Begin with the first line of the material and copy each line word for word through the line that contains "PURPLE = '#6A55C6'"; the pictures are left out.

--- START DATA BLOCK ---

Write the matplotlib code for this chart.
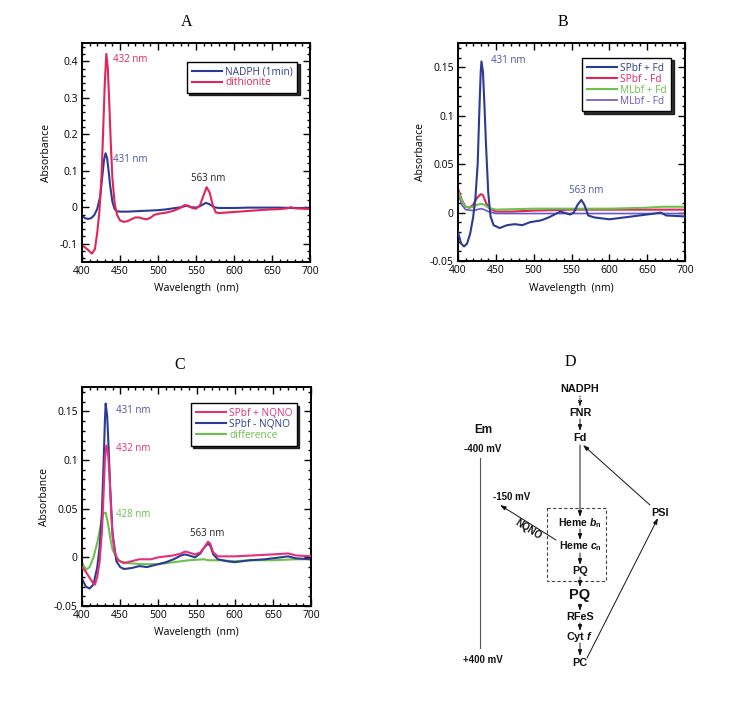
import matplotlib
matplotlib.use("Agg")
import matplotlib.pyplot as plt
from matplotlib.ticker import AutoMinorLocator, FuncFormatter, MultipleLocator
from matplotlib.patches import Rectangle

plt.rcParams['font.family'] = ['Open Sans', 'DejaVu Sans']
plt.rcParams['axes.unicode_minus'] = False
plt.rcParams['mathtext.fontset'] = 'custom'
plt.rcParams['mathtext.rm'] = 'Liberation Sans:bold'
plt.rcParams['mathtext.it'] = 'Liberation Sans:italic:bold'
plt.rcParams['mathtext.bf'] = 'Liberation Sans:bold'

BLUE = '#2B3B93'
RED = '#E3245A'
PINK = '#E42F7C'
GREEN = '#6CC14C'
PURPLE = '#6A55C6'

# ---------------- Panel A data ----------------
a_nadph_x = [400, 404, 408, 412, 416, 420, 424, 427, 429, 431, 433, 435, 437, 440, 443, 446, 450,
             460, 470, 480, 490, 500, 510, 520, 530, 537, 545, 550, 556, 563, 568, 574, 580,
             600, 620, 640, 660, 680, 700]
a_nadph_y = [-0.023, -0.03, -0.032, -0.03, -0.022, -0.005, 0.03, 0.09, 0.13, 0.148, 0.135, 0.1, 0.06,
             0.015, -0.005, -0.011, -0.012, -0.012, -0.011, -0.01, -0.009, -0.008, -0.006, -0.003, 0.0,
             0.004, 0.0, -0.001, 0.004, 0.012, 0.008, 0.0, -0.002, -0.002, -0.001, -0.001, -0.001, -0.002, -0.002]
a_dith_x = [400, 404, 408, 413, 417, 420, 423, 426, 428, 430, 432, 434, 436, 438, 440, 443, 446, 450,
            455, 460, 465, 470, 475, 480, 485, 490, 495, 500, 510, 520, 530, 535, 540, 545, 550,
            555, 560, 564, 568, 572, 576, 580, 600, 620, 640, 660, 670, 675, 680, 700]
a_dith_y = [-0.105, -0.11, -0.117, -0.127, -0.115, -0.07, -0.01, 0.1, 0.22, 0.34, 0.42, 0.38, 0.28, 0.17,
            0.08, 0.01, -0.02, -0.036, -0.04, -0.038, -0.033, -0.028, -0.028, -0.031, -0.033, -0.029,
            -0.021, -0.018, -0.015, -0.01, -0.001, 0.006, 0.004, -0.002, -0.004, 0.004, 0.033, 0.055,
            0.04, 0.006, -0.014, -0.016, -0.013, -0.01, -0.007, -0.005, -0.003, 0.0, -0.003, -0.005]

# ---------------- Panel B data ----------------
b_sp_fd_x = [400, 404, 408, 412, 416, 420, 423, 426, 428, 430, 431, 433, 435, 437, 440, 443, 447,
             455, 465, 475, 485, 495, 510, 520, 530, 535, 540, 548, 553, 558, 563, 567, 572, 580,
             600, 620, 640, 660, 668, 675, 700]
b_sp_fd_y = [-0.02, -0.032, -0.035, -0.032, -0.022, -0.005, 0.015, 0.05, 0.1, 0.145, 0.156, 0.145, 0.11,
             0.07, 0.02, -0.004, -0.013, -0.016, -0.013, -0.012, -0.013, -0.01, -0.008, -0.005, -0.001,
             0.001, 0.0, -0.002, 0.0, 0.008, 0.013, 0.008, -0.003, -0.005, -0.007, -0.005, -0.003,
             -0.001, 0.0, -0.003, -0.004]
b_sp_nofd_x = [400, 405, 410, 415, 420, 425, 430, 433, 437, 442, 450, 470, 500, 550, 600, 650, 700]
b_sp_nofd_y = [0.025, 0.013, 0.006, 0.005, 0.008, 0.015, 0.019, 0.018, 0.01, 0.004, 0.001, 0.001, 0.002,
               0.003, 0.003, 0.003, 0.003]
b_ml_fd_x = [400, 405, 410, 415, 420, 425, 430, 435, 440, 450, 500, 550, 600, 650, 670, 700]
b_ml_fd_y = [0.022, 0.012, 0.006, 0.005, 0.006, 0.008, 0.009, 0.008, 0.005, 0.003, 0.004, 0.004, 0.004,
             0.005, 0.006, 0.006]
b_ml_nofd_x = [400, 405, 410, 420, 425, 430, 435, 440, 450, 500, 600, 650, 700]
b_ml_nofd_y = [0.02, 0.008, 0.003, 0.002, 0.003, 0.004, 0.003, 0.001, -0.001, -0.001, -0.001, -0.001, -0.001]

# ---------------- Panel C data ----------------
c_plus_x = [400, 405, 410, 414, 417, 420, 423, 426, 428, 430, 432, 434, 436, 438, 440, 443, 447, 455,
            465, 475, 490, 500, 520, 530, 535, 540, 548, 555, 560, 565, 568, 572, 578, 600, 650, 670,
            680, 700]
c_plus_y = [-0.01, -0.015, -0.021, -0.026, -0.028, -0.02, -0.005, 0.025, 0.06, 0.1, 0.115, 0.108, 0.085,
            0.05, 0.022, 0.005, -0.003, -0.006, -0.004, -0.002, -0.002, 0.0, 0.002, 0.004, 0.006, 0.005,
            0.003, 0.005, 0.01, 0.016, 0.014, 0.005, 0.001, 0.001, 0.003, 0.004, 0.002, 0.001]
c_minus_x = [400, 405, 410, 415, 420, 423, 426, 428, 430, 431, 433, 435, 437, 440, 445, 450, 455, 465,
             475, 485, 495, 510, 520, 530, 535, 540, 548, 555, 560, 565, 568, 572, 578, 590, 600, 620,
             640, 660, 670, 680, 700]
c_minus_y = [-0.022, -0.03, -0.032, -0.028, -0.01, 0.01, 0.045, 0.09, 0.14, 0.158, 0.145, 0.11, 0.07,
             0.025, -0.004, -0.01, -0.012, -0.011, -0.009, -0.01, -0.008, -0.005, -0.002, 0.002, 0.003,
             0.002, 0.0, 0.004, 0.01, 0.014, 0.012, 0.003, -0.002, -0.004, -0.005, -0.003, -0.002, 0.0,
             0.001, -0.001, -0.002]
c_diff_x = [400, 405, 410, 415, 420, 425, 428, 431, 434, 437, 440, 445, 450, 460, 480, 500, 520, 540,
            560, 565, 580, 600, 620, 650, 680, 700]
c_diff_y = [-0.005, -0.013, -0.01, 0.0, 0.015, 0.035, 0.045, 0.046, 0.035, 0.02, 0.008, 0.0, -0.004,
            -0.006, -0.007, -0.007, -0.005, -0.003, -0.002, -0.003, -0.003, -0.004, -0.003, -0.003,
            -0.002, -0.002]

W, H = 750, 701
fig = plt.figure(figsize=(7.5, 7.01), dpi=100)


def px_axes(x0, y0, x1, y1):
    return fig.add_axes([x0 / W, 1 - y1 / H, (x1 - x0) / W, (y1 - y0) / H])


fmt = FuncFormatter(lambda v, p: ('%g' % round(v, 4)).replace('\u2212', '-'))


def style(ax, ylim, ymaj, yminor_n, ylabel_x, xlabel_y):
    ax.set_xlim(400, 700)
    ax.set_ylim(*ylim)
    ax.xaxis.set_major_locator(MultipleLocator(50))
    ax.xaxis.set_minor_locator(AutoMinorLocator(5))
    ax.yaxis.set_major_locator(MultipleLocator(ymaj))
    ax.yaxis.set_minor_locator(AutoMinorLocator(yminor_n))
    ax.yaxis.set_major_formatter(fmt)
    ax.tick_params(which='both', direction='in', top=True, right=True, labelsize=7.5, width=1.0)
    ax.tick_params(which='major', length=5, pad=3)
    ax.tick_params(which='minor', length=2.5)
    for s in ax.spines.values():
        s.set_linewidth(1.4)
    ax.set_xlabel('Wavelength  (nm)', fontsize=7.5)
    ax.set_ylabel('Absorbance', fontsize=7.5)
    ax.yaxis.set_label_coords(ylabel_x, 0.5)
    ax.xaxis.set_label_coords(0.5, xlabel_y)


def legend(ax, anchor):
    leg = ax.legend(loc='upper right', bbox_to_anchor=anchor, borderaxespad=0, fontsize=7.3,
                    handlelength=3.0, handletextpad=0.3, labelspacing=0.0, borderpad=0.45,
                    fancybox=False, edgecolor='black', labelcolor='linecolor',
                    shadow={'color': 'black', 'alpha': 0.8, 'ox': 1.6, 'oy': -1.6},
                    framealpha=1)
    leg.get_frame().set_linewidth(1.0)
    return leg

# ---- A ----
axA = px_axes(82, 43, 310, 262)
axA.plot(a_nadph_x, a_nadph_y, color=BLUE, lw=1.5, label='NADPH (1min)')
axA.plot(a_dith_x, a_dith_y, color=RED, lw=1.5, label='dithionite')
style(axA, (-0.15, 0.45), 0.1, 5, -0.13, -0.095)
legend(axA, (0.945, 0.915))
axA.text(441, 0.405, '432 nm', color=RED, fontsize=7, va='center')
axA.text(441, 0.13, '431 nm', color='#4A52A2', fontsize=7, va='center')
axA.text(566, 0.078, '563 nm', color='#222222', fontsize=7, va='center', ha='center')

# ---- B ----
axB = px_axes(458, 43, 685, 261)
axB.plot(b_sp_fd_x, b_sp_fd_y, color=BLUE, lw=1.5, label='SPbf + Fd', zorder=3)
axB.plot(b_sp_nofd_x, b_sp_nofd_y, color=RED, lw=1.5, label='SPbf - Fd', zorder=2)
axB.plot(b_ml_fd_x, b_ml_fd_y, color=GREEN, lw=1.5, label='MLbf + Fd', zorder=2.5)
axB.plot(b_ml_nofd_x, b_ml_nofd_y, color=PURPLE, lw=1.2, label='MLbf - Fd', zorder=2.2)
style(axB, (-0.05, 0.175), 0.05, 5, -0.14, -0.1)
legend(axB, (0.94, 0.93))
axB.text(443, 0.157, '431 nm', color='#4A52A2', fontsize=7, va='center')
axB.text(570, 0.0228, '563 nm', color='#4A52A2', fontsize=7, va='center', ha='center')

# ---- C ----
axC = px_axes(82, 387, 311, 606)
axC.plot(c_plus_x, c_plus_y, color=PINK, lw=1.5, label='SPbf + NQNO', zorder=3)
axC.plot(c_minus_x, c_minus_y, color=BLUE, lw=1.5, label='SPbf - NQNO', zorder=2.5)
axC.plot(c_diff_x, c_diff_y, color=GREEN, lw=1.5, label='difference', zorder=2)
style(axC, (-0.05, 0.175), 0.05, 5, -0.14, -0.095)
legend(axC, (0.94, 0.925))
axC.text(444.5, 0.151, '431 nm', color='#4A52A2', fontsize=7, va='center')
axC.text(444.5, 0.1115, '432 nm', color=PINK, fontsize=7, va='center')
axC.text(444.5, 0.044, '428 nm', color=GREEN, fontsize=7, va='center')
axC.text(564, 0.024, '563 nm', color='#222222', fontsize=7, va='center', ha='center')

# ---- overlay for titles and diagram D ----
ov = fig.add_axes([0, 0, 1, 1], zorder=-1)
ov.set_xlim(0, W)
ov.set_ylim(H, 0)
ov.axis('off')

serif = dict(family=['Liberation Serif', 'DejaVu Serif'], fontsize=11.5, ha='center', va='center')
ov.text(187, 22, 'A', **serif)
ov.text(563, 22, 'B', **serif)
ov.text(180, 365, 'C', **serif)
ov.text(570, 362, 'D', **serif)

bold = dict(family=['Liberation Sans', 'DejaVu Sans'], fontweight='bold', ha='center', va='center',
            fontsize=7.8, color='#111111')
nodes = [('NADPH', 580, 389), ('FNR', 580, 413), ('Fd', 580, 438),
         ('PQ', 580, 571), ('RFeS', 580, 617), (r'Cyt $f$', 580, 637), ('PC', 580, 663),
         ('PSI', 660, 513)]
for lab, x, y in nodes:
    ov.text(x, y, lab, **bold)
ov.text(580, 523, r'Heme $b_{\mathrm{n}}$', **{**bold, 'fontsize': 7.5})
ov.text(580, 546, r'Heme $c_{\mathrm{n}}$', **{**bold, 'fontsize': 7.5})
ov.text(580, 595, 'PQ', **{**bold, 'fontsize': 10.5})
ov.text(483, 430, 'Em', **{**bold, 'fontsize': 8.5})
ov.text(483, 449, '-400 mV', **{**bold, 'fontsize': 7})
ov.text(483, 660, '+400 mV', **{**bold, 'fontsize': 7})
ov.text(512, 497, '-150 mV', **{**bold, 'fontsize': 7})
ov.text(528, 529, 'NQNO', rotation=-32, **{**bold, 'fontsize': 7})

ov.plot([480, 480], [458, 648], color='#555555', lw=0.8)
ov.add_patch(Rectangle((547, 508), 59, 73, fill=False, ls=(0, (3, 2)), lw=0.8, ec='#444444'))


def arrow(x0, y0, x1, y1, ls='-'):
    ov.annotate('', xy=(x1, y1), xytext=(x0, y0),
                arrowprops=dict(arrowstyle='-|>,head_length=0.35,head_width=0.12', lw=0.7,
                                color='#111111', ls=ls, shrinkA=0, shrinkB=0))


arrow(580, 396, 580, 407, ls=':')
arrow(580, 419, 580, 431)
arrow(580, 445, 580, 517)
arrow(580, 529, 580, 540)
arrow(580, 553, 580, 565)
arrow(580, 577, 580, 587)
arrow(580, 604, 580, 611)
arrow(580, 623, 580, 631)
arrow(580, 643, 580, 656)
arrow(650, 505, 583, 445)
arrow(587, 658, 658, 518)
arrow(556, 540, 500, 505)

fig.savefig('out.png', dpi=100)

--- END DATA BLOCK ---

SOLUTION TO THIS TASK:
Write the matplotlib code for this chart.
import matplotlib
matplotlib.use("Agg")
import matplotlib.pyplot as plt
from matplotlib.ticker import AutoMinorLocator, FuncFormatter, MultipleLocator
from matplotlib.patches import Rectangle

plt.rcParams['font.family'] = ['Open Sans', 'DejaVu Sans']
plt.rcParams['axes.unicode_minus'] = False
plt.rcParams['mathtext.fontset'] = 'custom'
plt.rcParams['mathtext.rm'] = 'Liberation Sans:bold'
plt.rcParams['mathtext.it'] = 'Liberation Sans:italic:bold'
plt.rcParams['mathtext.bf'] = 'Liberation Sans:bold'

BLUE = '#2B3B93'
RED = '#E3245A'
PINK = '#E42F7C'
GREEN = '#6CC14C'
PURPLE = '#6A55C6'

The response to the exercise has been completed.